A post was merged into an existing topic: Let’s Talk Annotations
Scott - this sounds supportive but I’m not sure what the implication is. There are 5.3 million insects records today, around 20% of which have life stage annotations. The percentage for lepidoptera is slightly better at 26% of 2.3 million observations. Is that enough data to start with? If not, what is the threshold?
As I update this, I realize that’s 300,000 new lep observations since I started this topic on May 16, roughly 225,000 of which do not have life stage information. This problem grows daily.
This was posted on another thread, but the first step of this process would be made so much easier if the CV was able to assign life stages (emphasis added):
A post was merged into an existing topic: What is an observation?
@dkaposi has lifted up some interesting ideas around computer vision and annotations particularly. I am hopeful that this discussion has helped allay his concerns about the increasing number of unannotated observations.
As long as the raw data (the image) is stored, the classification of that data remains an attainable task–no matter what methods are used to attain it. I would include annotations in this - no matter if there are a million or a kajillion observations without annotations.
The goal of training the AI to recognize annotation categories in incoming data seems to me to be less like a feature request and more like a project (IMHO)
In my experience, projects struggle when their boundaries are not well defined. The glorious vision of the AI solving our very human annotation problem has a bit of that undefined glow to my eye.
This is not by any means a reason not to begin - it is more a discussion of how to begin.
As you may have noted in the forums, there is quite a few differing views on what annotation categories are valid and/or useful. This coupled with the wide variety of images that are included in observations creates challenges. The scope of the problem is made exponential by the number of organisms that iNaturalist includes.
The threshold for ‘enough data to start with’ is always a matter of opinion :) Good data is like money in your pocket - an asset whose value grows with its size.
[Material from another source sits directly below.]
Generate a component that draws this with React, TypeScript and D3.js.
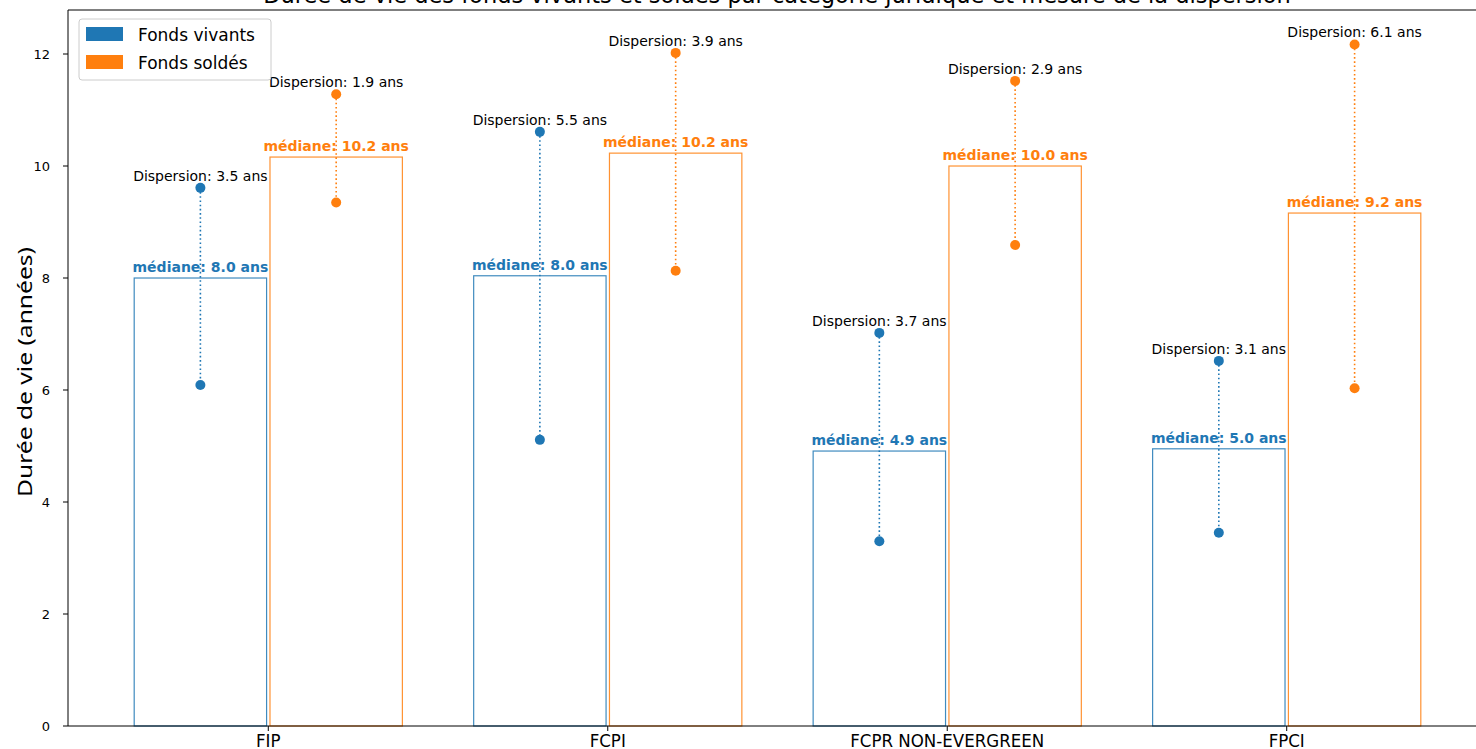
import React from "react";
import * as d3 from "d3";

const categories = ["FIP", "FCPI", "FCPR NON-EVERGREEN", "FPCI"];
const vivantsMedian = [8.0, 8.04, 4.91, 4.95];
const vivantsHigh = [9.61, 10.61, 7.02, 6.52];
const vivantsLow = [6.09, 5.11, 3.3, 3.45];
const soldesMedian = [10.16, 10.23, 10.0, 9.16];
const soldesHigh = [11.28, 12.02, 11.52, 12.17];
const soldesLow = [9.35, 8.13, 8.59, 6.03];
const yTicks = [0, 2, 4, 6, 8, 10, 12];

const BLUE = "#1f77b4";
const ORANGE = "#ff7f0e";
const W = 1476;
const H = 749;

export default function App() {
  const left = 68, right = 1487, top = 10, bottom = 726;
  const x = d3.scaleLinear().domain([-0.59, 3.59]).range([left, right]);
  const y = d3.scaleLinear().domain([0, 12.786]).range([bottom, top]);
  const bw = x(0.39) - x(0);
  const series = [
    { name: "Fonds vivants", color: BLUE, off: -0.2, med: vivantsMedian, hi: vivantsHigh, lo: vivantsLow },
    { name: "Fonds soldés", color: ORANGE, off: 0.2, med: soldesMedian, hi: soldesHigh, lo: soldesLow },
  ];
  const font = "DejaVu Sans, sans-serif";
  return (
    <div style={{ position: "absolute", left: 0, top: 0 }}>
      <svg width={W} height={H} style={{ display: "block", background: "#fff" }}>
        <text x={777} y={3} textAnchor="middle" fontFamily={font} fontSize={22.5} fill="#000">
          Durée de vie des fonds vivants et soldés par catégorie juridique et mesure de la dispersion
        </text>
        {series.map((s) =>
          categories.map((c, i) => {
            const cx = x(i + s.off);
            const yt = y(s.med[i]);
            const disp = Math.round((s.hi[i] - s.lo[i]) * 10) / 10;
            return (
              <g key={s.name + c}>
                <rect x={cx - bw / 2} y={yt} width={bw} height={y(0) - yt} fill="none" stroke={s.color} strokeWidth={1.2} strokeOpacity={0.85} />
                <line x1={cx} x2={cx} y1={y(s.hi[i])} y2={y(s.lo[i])} stroke={s.color} strokeWidth={1.6} strokeDasharray="1.6,2.6" />
                <circle cx={cx} cy={y(s.hi[i])} r={5} fill={s.color} />
                <circle cx={cx} cy={y(s.lo[i])} r={5} fill={s.color} />
                <text x={cx} y={yt - 6} textAnchor="middle" fontFamily={font} fontSize={14} fontWeight="bold" fill={s.color}>
                  {`médiane: ${s.med[i].toFixed(1)} ans`}
                </text>
                <text x={cx} y={y(s.hi[i]) - 7} textAnchor="middle" fontFamily={font} fontSize={14} fill="#000">
                  {`Dispersion: ${disp.toFixed(1)} ans`}
                </text>
              </g>
            );
          })
        )}
        {/* axes frame */}
        <line x1={left} x2={left} y1={top} y2={bottom} stroke="#000" strokeWidth={1} />
        <line x1={left} x2={right} y1={top} y2={top} stroke="#000" strokeWidth={1} />
        <line x1={left} x2={right} y1={bottom} y2={bottom} stroke="#000" strokeWidth={1} />
        {yTicks.map((t) => (
          <g key={t}>
            <line x1={left - 5} x2={left} y1={y(t)} y2={y(t)} stroke="#000" />
            <text x={left - 18} y={y(t)} dy="0.35em" textAnchor="end" fontFamily={font} fontSize={13} fill="#000">{t}</text>
          </g>
        ))}
        {categories.map((c, i) => (
          <g key={c}>
            <line x1={x(i)} x2={x(i)} y1={bottom} y2={bottom + 5} stroke="#000" />
            <text x={x(i)} y={bottom + 21} textAnchor="middle" fontFamily="Liberation Sans Narrow, DejaVu Sans Condensed, sans-serif" fontSize={18.5} fill="#000">{c}</text>
          </g>
        ))}
        <text transform={`translate(32,${(247 + 497) / 2}) rotate(-90)`} textAnchor="middle" fontFamily="Noto Sans, sans-serif" fontSize={20} textLength={250} lengthAdjust="spacingAndGlyphs" fill="#000">
          Durée de vie (années)
        </text>
        {/* legend */}
        <rect x={79} y={19} width={192} height={61} rx={3} fill="#fff" fillOpacity={0.8} stroke="#ccc" />
        {series.map((s, k) => (
          <g key={s.name}>
            <rect x={86} y={27 + k * 28} width={37} height={14} fill={s.color} />
            <text x={138} y={41 + k * 28} fontFamily={font} fontSize={17} fill="#000">{s.name}</text>
          </g>
        ))}
      </svg>
    </div>
  );
}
It is also useful to focus your data improvements in some way, so that the work put in has more effect
For example, look at the organisms that are the center of your expertise.
Which annotated stages work for that group?
Are there images of all those annotated stages for the species common in your locality?
Even a small number of observers that focus on a consistent approach for documenting and annotating a single or closely related group of organisms can reasonably build a higher quality annotation data set within the INaturalist data. Such a data set could then feed a pilot project for exploring AI identification of life stages.
Within the discussion here, I do think I see hidden some specific feature proposals,
a way to add annotations to one’s own observations en masse - The Batch Edit does allow observation fields and tags to be edited in this way but not annotations
a way to add annotations to other’s observations with fewer clicks
Both these proposals have the same goal - to improve the number of human made annotations in the data. Feature proposals have their own forum section and protocols - here’s an overview of how feature requests work https://forum.inaturalist.org/t/about-the-feature-requests-category/69
Thanks for the opportunity to think and write about this.
bringing this text over to keep the thread up-to-date:
That is excellent news, I’m glad there is some interest and traction on this. Obviously, I’m interested in learning how this can move forward.
Every annotation is linked automatically to at least 1 observation field. Adding the appropriate observation field means the linked annotation is automatically added.
For example adding the Insect Life Stage observation field automatically populates the annotation ‘Life Stage’.
So you can already do this (on your own records). Please note the reverse direction does not work - adding the annotation does not populate the observation field. You just have to find the correct observation field that is linked.
Before more specifically responding to this topic (which I did vote for although I suspect it will never come to pass), I need help understanding the value iNat staff places on Annotations. Perhaps @tiwane or @loarie can help.
In the post https://forum.inaturalist.org/t/batch-adding-annotations/3450, @tiwane specifically states: “Correct, it [annotation] has to be done one at a time. Which I think is good, IDs and annotations should should be important enough that you should take some time to do them.”
And yet @tiwane in this thread “hearted” a dismissive comment by kiwifergus:
So does the entity iNaturalist truly believe Annotations are as important as IDing a taxon, or are they an afterthought “feature” that are useful only if volunteers want to spend hours updating 420,000 lep obs from just the US and Canada?
Thanks if you can assist in delineating iNat’s position on Annotations in general.
Hang on… please don’t mis-quote me… or Tony for that matter…
“hearting” a comment can mean many things besides agreement. You can “heart” a comment that you disagree with but like the way they phrased it, or be liking the way they used much better language than they did on a previous comment, or that they kept their response shorter than they normally do…
was my comment “dismissive”? I think it was actually supportive of annotations, in that they add value to an observation… but just pointed out that they are not a requirement… it’s still a valid observation without an annotation. In fact, it’s still a valid observation without an ID. It’s even a valid observation without evidence (eg photo).